Figure scripts:
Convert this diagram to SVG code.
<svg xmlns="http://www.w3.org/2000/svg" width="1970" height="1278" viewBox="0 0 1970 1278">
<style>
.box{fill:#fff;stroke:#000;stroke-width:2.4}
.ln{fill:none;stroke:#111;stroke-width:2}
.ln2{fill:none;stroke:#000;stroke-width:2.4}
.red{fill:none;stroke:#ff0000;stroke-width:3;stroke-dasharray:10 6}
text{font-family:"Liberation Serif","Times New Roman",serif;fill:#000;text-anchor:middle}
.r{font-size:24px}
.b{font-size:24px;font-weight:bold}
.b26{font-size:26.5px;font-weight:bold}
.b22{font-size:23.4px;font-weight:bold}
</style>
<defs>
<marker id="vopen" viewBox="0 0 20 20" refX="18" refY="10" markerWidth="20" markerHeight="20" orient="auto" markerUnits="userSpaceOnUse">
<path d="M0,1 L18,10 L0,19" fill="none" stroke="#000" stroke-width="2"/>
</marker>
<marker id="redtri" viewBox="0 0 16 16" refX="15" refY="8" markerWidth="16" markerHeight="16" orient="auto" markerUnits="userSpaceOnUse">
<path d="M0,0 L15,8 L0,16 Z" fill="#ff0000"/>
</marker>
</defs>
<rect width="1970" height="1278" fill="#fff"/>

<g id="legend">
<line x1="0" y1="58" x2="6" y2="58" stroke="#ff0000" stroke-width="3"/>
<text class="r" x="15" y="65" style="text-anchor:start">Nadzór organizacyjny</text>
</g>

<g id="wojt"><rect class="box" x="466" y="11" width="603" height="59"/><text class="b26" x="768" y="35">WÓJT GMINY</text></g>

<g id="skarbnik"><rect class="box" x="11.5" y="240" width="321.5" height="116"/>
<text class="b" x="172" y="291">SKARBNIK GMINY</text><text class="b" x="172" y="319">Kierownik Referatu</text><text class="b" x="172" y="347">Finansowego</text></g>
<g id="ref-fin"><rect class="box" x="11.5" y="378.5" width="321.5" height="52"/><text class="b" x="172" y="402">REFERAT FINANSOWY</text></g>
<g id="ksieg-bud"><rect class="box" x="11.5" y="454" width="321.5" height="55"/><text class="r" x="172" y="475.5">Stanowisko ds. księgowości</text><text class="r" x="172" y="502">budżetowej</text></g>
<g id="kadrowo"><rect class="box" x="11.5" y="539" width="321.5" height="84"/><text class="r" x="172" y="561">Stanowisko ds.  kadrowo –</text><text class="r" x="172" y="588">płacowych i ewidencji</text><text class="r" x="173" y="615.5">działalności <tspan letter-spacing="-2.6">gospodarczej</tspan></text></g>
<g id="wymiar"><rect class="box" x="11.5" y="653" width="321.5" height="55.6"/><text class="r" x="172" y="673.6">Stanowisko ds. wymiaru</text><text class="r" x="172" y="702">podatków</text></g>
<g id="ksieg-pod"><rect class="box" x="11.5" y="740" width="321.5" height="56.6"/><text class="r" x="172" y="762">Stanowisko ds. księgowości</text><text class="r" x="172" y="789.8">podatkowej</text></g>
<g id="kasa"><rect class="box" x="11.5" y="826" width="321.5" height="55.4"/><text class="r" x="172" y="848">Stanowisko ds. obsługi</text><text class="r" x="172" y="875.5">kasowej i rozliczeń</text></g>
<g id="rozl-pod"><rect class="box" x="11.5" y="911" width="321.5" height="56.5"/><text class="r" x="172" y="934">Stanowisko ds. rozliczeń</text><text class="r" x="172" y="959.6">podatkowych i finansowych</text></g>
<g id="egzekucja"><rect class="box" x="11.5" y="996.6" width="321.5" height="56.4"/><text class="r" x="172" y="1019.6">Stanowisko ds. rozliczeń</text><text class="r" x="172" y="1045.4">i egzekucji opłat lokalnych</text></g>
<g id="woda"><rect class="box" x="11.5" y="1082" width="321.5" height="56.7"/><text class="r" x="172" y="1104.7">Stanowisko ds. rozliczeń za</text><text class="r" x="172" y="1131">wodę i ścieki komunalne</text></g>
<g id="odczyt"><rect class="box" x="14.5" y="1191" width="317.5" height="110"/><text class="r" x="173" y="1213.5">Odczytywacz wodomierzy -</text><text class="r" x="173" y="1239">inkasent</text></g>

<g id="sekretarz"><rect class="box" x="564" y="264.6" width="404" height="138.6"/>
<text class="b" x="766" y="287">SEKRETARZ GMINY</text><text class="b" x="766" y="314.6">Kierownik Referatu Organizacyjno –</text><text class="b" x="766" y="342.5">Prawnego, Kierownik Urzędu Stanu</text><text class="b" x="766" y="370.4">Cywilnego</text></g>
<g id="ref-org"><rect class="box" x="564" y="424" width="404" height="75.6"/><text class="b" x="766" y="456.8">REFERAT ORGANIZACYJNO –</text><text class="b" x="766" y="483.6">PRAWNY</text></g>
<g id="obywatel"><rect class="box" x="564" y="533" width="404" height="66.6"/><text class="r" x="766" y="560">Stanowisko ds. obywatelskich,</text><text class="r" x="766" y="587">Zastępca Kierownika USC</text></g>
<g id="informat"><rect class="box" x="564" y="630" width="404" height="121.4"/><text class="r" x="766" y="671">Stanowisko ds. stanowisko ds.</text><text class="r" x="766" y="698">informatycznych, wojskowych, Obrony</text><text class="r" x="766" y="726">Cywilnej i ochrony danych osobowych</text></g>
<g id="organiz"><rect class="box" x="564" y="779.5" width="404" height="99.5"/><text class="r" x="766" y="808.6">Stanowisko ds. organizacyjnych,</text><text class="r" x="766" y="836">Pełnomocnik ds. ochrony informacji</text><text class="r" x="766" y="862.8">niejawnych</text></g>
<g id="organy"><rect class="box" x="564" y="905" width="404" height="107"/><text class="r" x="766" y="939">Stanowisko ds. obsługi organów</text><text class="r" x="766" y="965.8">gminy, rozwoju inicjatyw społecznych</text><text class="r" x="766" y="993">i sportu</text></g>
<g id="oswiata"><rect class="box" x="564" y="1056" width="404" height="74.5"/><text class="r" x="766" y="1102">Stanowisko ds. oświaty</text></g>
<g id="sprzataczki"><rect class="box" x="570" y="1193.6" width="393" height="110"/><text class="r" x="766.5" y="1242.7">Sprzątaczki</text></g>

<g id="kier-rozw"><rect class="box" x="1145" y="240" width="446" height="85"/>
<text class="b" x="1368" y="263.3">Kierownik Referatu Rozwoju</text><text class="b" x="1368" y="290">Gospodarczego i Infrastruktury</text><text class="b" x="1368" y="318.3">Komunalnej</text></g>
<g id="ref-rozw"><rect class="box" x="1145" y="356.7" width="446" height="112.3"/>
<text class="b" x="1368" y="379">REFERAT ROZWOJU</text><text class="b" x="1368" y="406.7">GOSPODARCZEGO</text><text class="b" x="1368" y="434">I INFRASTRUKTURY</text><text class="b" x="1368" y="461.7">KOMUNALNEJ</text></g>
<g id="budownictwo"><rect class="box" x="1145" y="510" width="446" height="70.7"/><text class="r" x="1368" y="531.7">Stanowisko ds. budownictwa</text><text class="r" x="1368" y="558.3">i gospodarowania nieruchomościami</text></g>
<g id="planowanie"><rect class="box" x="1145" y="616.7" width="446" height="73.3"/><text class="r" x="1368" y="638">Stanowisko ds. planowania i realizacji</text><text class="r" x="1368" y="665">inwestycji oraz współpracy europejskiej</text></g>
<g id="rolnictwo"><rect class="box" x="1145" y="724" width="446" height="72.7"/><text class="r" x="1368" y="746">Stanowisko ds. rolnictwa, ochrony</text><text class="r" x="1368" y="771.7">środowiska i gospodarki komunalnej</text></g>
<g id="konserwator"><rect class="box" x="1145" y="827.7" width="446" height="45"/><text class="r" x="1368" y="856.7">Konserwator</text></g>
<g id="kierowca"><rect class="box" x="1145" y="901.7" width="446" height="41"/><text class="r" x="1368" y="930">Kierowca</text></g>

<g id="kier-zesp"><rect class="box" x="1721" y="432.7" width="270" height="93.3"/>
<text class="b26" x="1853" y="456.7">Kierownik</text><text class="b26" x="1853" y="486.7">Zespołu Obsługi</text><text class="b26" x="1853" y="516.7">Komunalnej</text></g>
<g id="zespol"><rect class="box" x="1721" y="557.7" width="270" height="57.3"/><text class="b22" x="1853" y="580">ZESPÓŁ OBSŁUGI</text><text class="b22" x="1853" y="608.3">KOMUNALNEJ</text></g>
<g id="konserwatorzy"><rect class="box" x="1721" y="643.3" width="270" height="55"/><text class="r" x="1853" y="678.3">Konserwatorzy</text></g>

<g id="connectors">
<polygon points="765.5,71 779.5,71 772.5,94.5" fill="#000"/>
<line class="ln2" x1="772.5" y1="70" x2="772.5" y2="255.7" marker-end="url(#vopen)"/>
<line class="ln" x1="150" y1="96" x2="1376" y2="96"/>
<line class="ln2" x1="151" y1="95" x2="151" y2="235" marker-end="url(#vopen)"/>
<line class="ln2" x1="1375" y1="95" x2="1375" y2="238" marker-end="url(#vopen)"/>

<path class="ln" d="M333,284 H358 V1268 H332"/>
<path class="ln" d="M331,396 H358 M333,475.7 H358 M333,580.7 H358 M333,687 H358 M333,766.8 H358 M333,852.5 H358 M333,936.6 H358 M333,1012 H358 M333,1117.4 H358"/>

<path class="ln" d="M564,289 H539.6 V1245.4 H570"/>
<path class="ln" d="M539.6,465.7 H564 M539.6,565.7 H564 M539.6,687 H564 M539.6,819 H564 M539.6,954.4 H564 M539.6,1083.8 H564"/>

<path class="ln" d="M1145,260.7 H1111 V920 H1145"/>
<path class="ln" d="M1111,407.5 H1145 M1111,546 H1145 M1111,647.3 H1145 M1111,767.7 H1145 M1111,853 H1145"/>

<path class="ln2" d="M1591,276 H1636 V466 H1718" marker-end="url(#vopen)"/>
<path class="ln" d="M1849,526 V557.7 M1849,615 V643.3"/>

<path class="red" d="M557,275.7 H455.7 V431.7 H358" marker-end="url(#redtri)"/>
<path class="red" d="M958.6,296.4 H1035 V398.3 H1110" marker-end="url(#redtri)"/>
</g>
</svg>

==

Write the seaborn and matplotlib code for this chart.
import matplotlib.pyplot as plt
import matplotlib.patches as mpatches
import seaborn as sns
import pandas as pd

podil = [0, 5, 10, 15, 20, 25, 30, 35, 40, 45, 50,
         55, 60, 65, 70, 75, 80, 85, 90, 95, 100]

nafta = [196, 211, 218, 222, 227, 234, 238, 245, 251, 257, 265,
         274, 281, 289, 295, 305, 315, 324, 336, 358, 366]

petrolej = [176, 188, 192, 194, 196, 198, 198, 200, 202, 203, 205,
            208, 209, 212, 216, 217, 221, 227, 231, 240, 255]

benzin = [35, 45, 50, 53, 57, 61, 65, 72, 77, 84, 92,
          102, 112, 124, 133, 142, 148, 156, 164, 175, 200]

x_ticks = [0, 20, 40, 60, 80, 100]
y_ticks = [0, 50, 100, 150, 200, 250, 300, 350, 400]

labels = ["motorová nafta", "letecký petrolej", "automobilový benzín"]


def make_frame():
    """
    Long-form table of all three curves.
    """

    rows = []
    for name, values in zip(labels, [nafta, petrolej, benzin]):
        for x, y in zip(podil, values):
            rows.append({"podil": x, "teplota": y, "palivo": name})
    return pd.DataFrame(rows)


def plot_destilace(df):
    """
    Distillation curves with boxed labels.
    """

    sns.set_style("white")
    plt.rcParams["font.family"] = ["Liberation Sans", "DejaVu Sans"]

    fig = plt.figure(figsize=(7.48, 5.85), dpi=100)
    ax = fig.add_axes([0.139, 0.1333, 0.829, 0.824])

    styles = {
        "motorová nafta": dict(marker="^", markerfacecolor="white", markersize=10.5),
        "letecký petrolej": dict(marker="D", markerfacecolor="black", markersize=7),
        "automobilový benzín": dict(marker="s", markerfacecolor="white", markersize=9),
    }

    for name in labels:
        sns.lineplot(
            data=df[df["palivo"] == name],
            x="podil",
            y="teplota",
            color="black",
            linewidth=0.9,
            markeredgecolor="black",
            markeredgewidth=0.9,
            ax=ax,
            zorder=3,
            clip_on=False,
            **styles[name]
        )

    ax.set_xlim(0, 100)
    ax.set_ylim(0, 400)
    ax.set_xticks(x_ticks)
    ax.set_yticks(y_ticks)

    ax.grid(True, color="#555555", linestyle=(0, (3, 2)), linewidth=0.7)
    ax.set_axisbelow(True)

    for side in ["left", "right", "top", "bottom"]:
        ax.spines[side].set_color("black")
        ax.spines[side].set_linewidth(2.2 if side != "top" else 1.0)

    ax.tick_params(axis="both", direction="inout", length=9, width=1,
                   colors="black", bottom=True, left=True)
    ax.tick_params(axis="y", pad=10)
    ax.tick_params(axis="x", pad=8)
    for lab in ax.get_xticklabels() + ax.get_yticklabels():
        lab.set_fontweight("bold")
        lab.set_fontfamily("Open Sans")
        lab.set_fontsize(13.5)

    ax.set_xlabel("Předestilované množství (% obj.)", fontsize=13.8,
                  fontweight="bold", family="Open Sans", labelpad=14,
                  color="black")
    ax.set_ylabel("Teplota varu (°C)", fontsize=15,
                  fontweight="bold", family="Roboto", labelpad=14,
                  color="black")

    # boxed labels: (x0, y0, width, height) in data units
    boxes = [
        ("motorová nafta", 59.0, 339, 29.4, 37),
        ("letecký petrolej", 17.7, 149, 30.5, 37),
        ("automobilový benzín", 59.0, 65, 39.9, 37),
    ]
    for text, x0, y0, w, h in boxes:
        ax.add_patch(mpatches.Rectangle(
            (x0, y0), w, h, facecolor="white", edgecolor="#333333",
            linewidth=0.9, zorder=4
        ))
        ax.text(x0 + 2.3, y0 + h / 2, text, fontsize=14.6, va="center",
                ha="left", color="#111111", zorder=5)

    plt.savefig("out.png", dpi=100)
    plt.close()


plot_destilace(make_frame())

---

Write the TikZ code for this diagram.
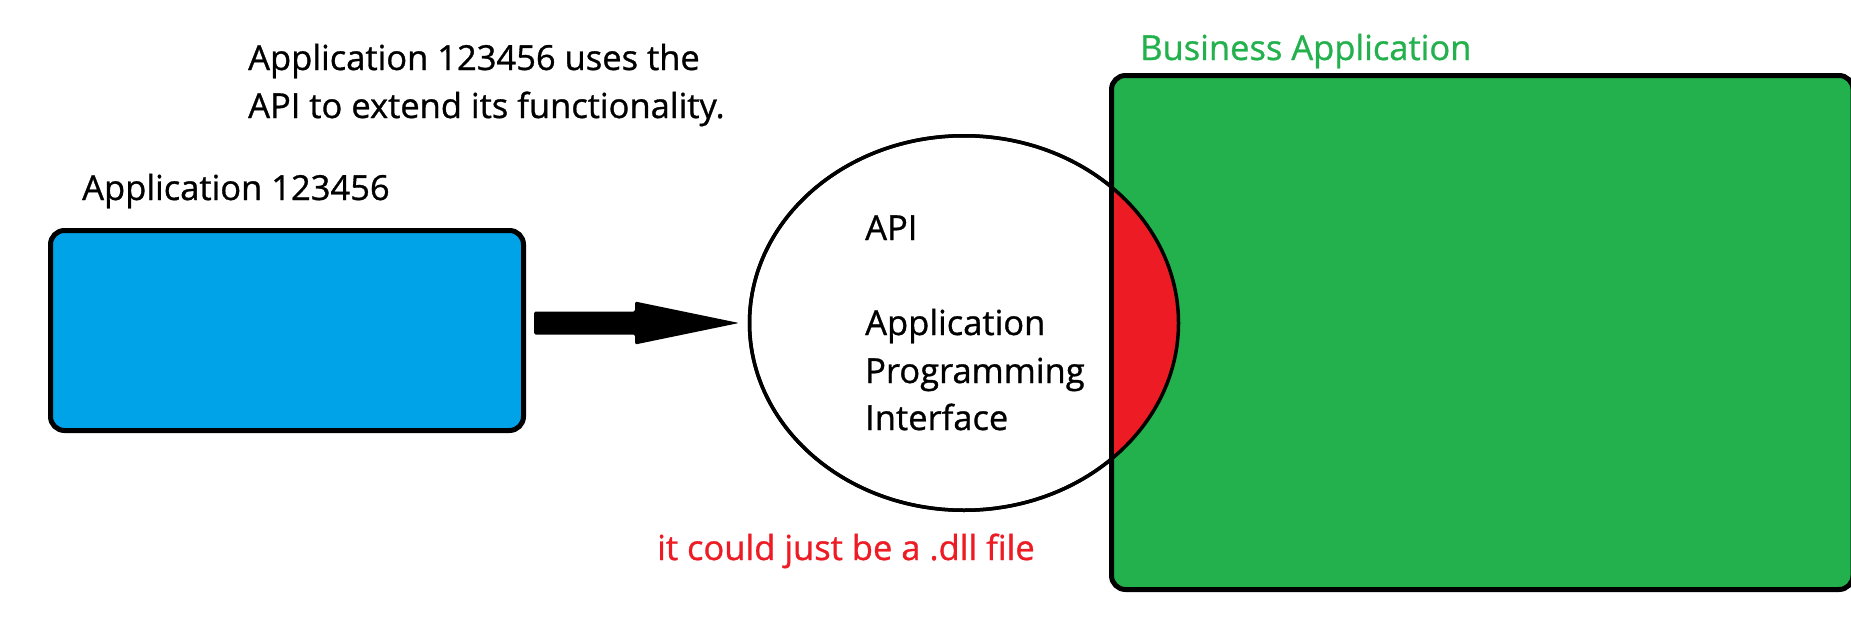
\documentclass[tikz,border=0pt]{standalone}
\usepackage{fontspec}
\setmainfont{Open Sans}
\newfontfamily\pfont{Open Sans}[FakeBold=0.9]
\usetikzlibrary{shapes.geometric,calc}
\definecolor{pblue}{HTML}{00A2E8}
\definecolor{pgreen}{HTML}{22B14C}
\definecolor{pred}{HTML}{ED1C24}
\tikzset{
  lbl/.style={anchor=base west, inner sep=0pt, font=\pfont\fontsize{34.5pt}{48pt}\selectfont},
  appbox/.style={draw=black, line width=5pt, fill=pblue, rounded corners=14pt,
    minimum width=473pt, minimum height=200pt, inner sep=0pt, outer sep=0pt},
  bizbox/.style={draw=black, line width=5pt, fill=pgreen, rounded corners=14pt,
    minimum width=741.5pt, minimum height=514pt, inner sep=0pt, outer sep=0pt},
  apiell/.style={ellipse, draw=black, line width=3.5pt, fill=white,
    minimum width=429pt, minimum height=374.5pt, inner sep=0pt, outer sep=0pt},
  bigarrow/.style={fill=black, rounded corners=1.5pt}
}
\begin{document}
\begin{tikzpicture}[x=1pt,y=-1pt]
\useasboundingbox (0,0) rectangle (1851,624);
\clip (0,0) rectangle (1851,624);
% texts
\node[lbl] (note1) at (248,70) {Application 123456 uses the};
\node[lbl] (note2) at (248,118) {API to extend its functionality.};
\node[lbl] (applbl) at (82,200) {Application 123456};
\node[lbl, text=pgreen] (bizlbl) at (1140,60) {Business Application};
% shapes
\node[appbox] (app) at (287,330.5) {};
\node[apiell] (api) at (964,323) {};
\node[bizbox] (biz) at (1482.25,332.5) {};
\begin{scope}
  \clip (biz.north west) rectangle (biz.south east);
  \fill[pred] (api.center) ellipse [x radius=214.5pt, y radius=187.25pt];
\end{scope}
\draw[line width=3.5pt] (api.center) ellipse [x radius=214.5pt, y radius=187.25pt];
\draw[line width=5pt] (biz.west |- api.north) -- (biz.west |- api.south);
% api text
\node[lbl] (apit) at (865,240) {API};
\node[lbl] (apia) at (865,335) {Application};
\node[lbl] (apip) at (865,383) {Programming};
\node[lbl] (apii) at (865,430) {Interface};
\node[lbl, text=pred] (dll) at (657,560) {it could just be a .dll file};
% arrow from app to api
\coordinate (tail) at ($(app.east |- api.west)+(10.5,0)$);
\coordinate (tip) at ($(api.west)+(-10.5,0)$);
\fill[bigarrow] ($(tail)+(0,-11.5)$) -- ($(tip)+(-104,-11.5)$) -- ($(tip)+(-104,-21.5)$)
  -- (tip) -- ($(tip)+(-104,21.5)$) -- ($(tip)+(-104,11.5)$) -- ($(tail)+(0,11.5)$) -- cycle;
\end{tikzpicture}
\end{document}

### What needs to be done
Look through the entries above; copy every line holding the string "this".

### Exercise answer
Convert this diagram to SVG code.
Write the seaborn and matplotlib code for this chart.
Write the TikZ code for this diagram.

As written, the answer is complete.